From his tree-top studio, high above the Tongass Narrows in rain-swept Ketchikan Alaska, Ray Troll draws and paints fossil-filled images that migrate into museums, books, and magazines around the globe. Basing his quirky images on the latest scientific discoveries, Ray brings a street-smart sensibility to the world of paleontology.

Troll has a bachelor of arts from Bethany College in Lindsborg, Kansas, an master of fine arts in studio art from Washington State University, and an honorary doctorate from the University of Alaska Southeast. He is a proud member of the Gilbert Ichthyological Society and recently earned a gold medal for distinction in the Natural History Arts from the Academy of Natural Sciences in Philadelphia.

About Kirk Johnson, Ph.D.

Since 1991, Dr. Kirk Johnson has been working as a paleontology curator at the Denver Museum of Nature and Science, where he now serves as vice president of research and collections and chief curator.
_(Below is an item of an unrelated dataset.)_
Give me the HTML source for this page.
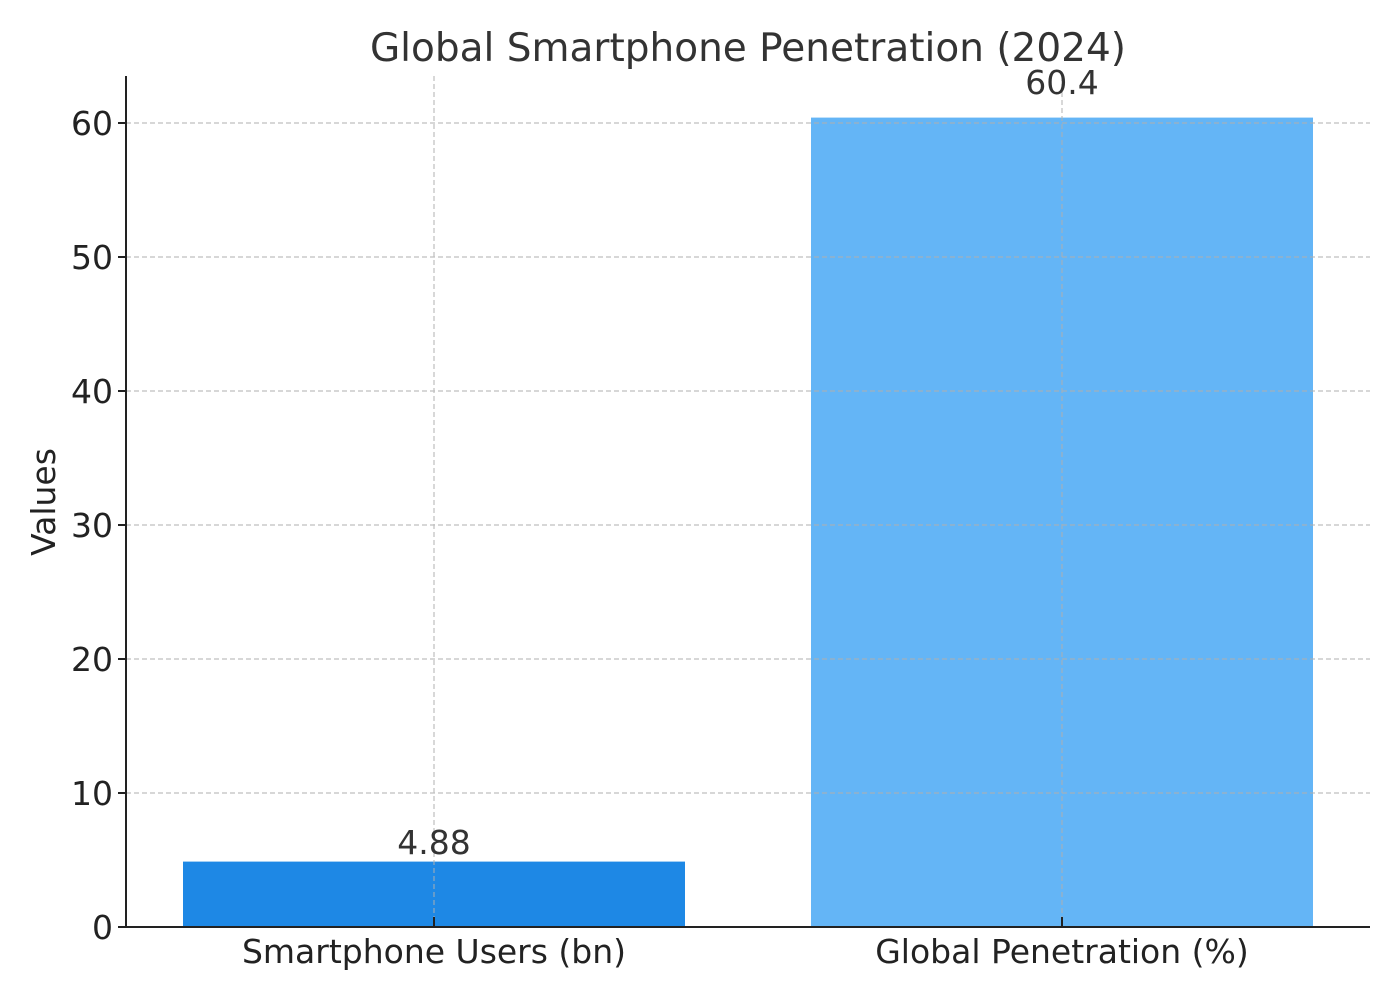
<!DOCTYPE html>
<html><head><meta charset="utf-8"><style>
html,body{margin:0;padding:0;background:#fff;}
svg{display:block;font-family:"DejaVu Sans","Liberation Sans",sans-serif;}
</style></head><body>
<svg width="1400" height="1000" viewBox="0 0 1400 1000">
<rect width="1400" height="1000" fill="#fff"/>
<rect x="183" y="861.6" width="502" height="65.4" fill="#1E88E5"/>
<rect x="811" y="117.6" width="502" height="809.4" fill="#64B5F6"/>
<g stroke="#b0b0b0" stroke-width="1.2" stroke-dasharray="5,3" opacity="0.8">
<line x1="126" x2="1370" y1="793" y2="793"/>
<line x1="126" x2="1370" y1="659" y2="659"/>
<line x1="126" x2="1370" y1="525" y2="525"/>
<line x1="126" x2="1370" y1="391" y2="391"/>
<line x1="126" x2="1370" y1="257" y2="257"/>
<line x1="126" x2="1370" y1="123" y2="123"/>
<line x1="434" x2="434" y1="76" y2="927"/>
<line x1="1062" x2="1062" y1="76" y2="927"/>
</g>
<g stroke="#222" stroke-width="2">
<line x1="126" y1="76" x2="126" y2="928"/>
<line x1="125" y1="927" x2="1370" y2="927"/>
<line x1="118" x2="126" y1="927" y2="927"/><line x1="118" x2="126" y1="793" y2="793"/>
<line x1="118" x2="126" y1="659" y2="659"/><line x1="118" x2="126" y1="525" y2="525"/>
<line x1="118" x2="126" y1="391" y2="391"/><line x1="118" x2="126" y1="257" y2="257"/>
<line x1="118" x2="126" y1="123" y2="123"/>
<line x1="434" x2="434" y1="917" y2="927"/><line x1="1062" x2="1062" y1="917" y2="927"/>
</g>
<g font-size="33" fill="#222" text-anchor="end">
<text x="113" y="939">0</text><text x="113" y="805">10</text><text x="113" y="671">20</text>
<text x="113" y="537">30</text><text x="113" y="403">40</text><text x="113" y="269">50</text>
<text x="113" y="135">60</text>
</g>
<g font-size="33" fill="#222" text-anchor="middle">
<text x="434" y="963">Smartphone Users (bn)</text>
<text x="1062" y="963">Global Penetration (%)</text>
</g>
<text transform="translate(55,502) rotate(-90)" font-size="33" fill="#222" text-anchor="middle">Values</text>
<text x="748" y="61" font-size="39" fill="#333" text-anchor="middle">Global Smartphone Penetration (2024)</text>
<text x="434" y="854" font-size="33" fill="#333" text-anchor="middle">4.88</text>
<text x="1062" y="94" font-size="33" fill="#333" text-anchor="middle">60.4</text>
</svg>
</body></html>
Johnson studies fossil plants, terrestrial stratigraphy, geochronology, and extinction.

Johnson has a doctorate in geology from Yale University. He loves to produce museum exhibits and other media that popularizes earth sciences.

About Liz Nesbitt, Ph.D.

Dr. Liz Nesbitt has been a curator of paleontology at the Burke Museum since 1997 and teaches in the Earth and Space Sciences Department at the University of Washington. Her research has focused on marine invertebrate fauna and microfossils of the Pacific Northwest, New Zealand and Peru, and what the fossils can tell us about rapid climate change and extinctions. 

Liz Nesbitt has a doctorate in paleontology from the University of California in Berkeley, had a post-doctorate fellowship at the California Academy of Sciences in San Francisco, and loves the dynamic intersection of science, art and education in museums.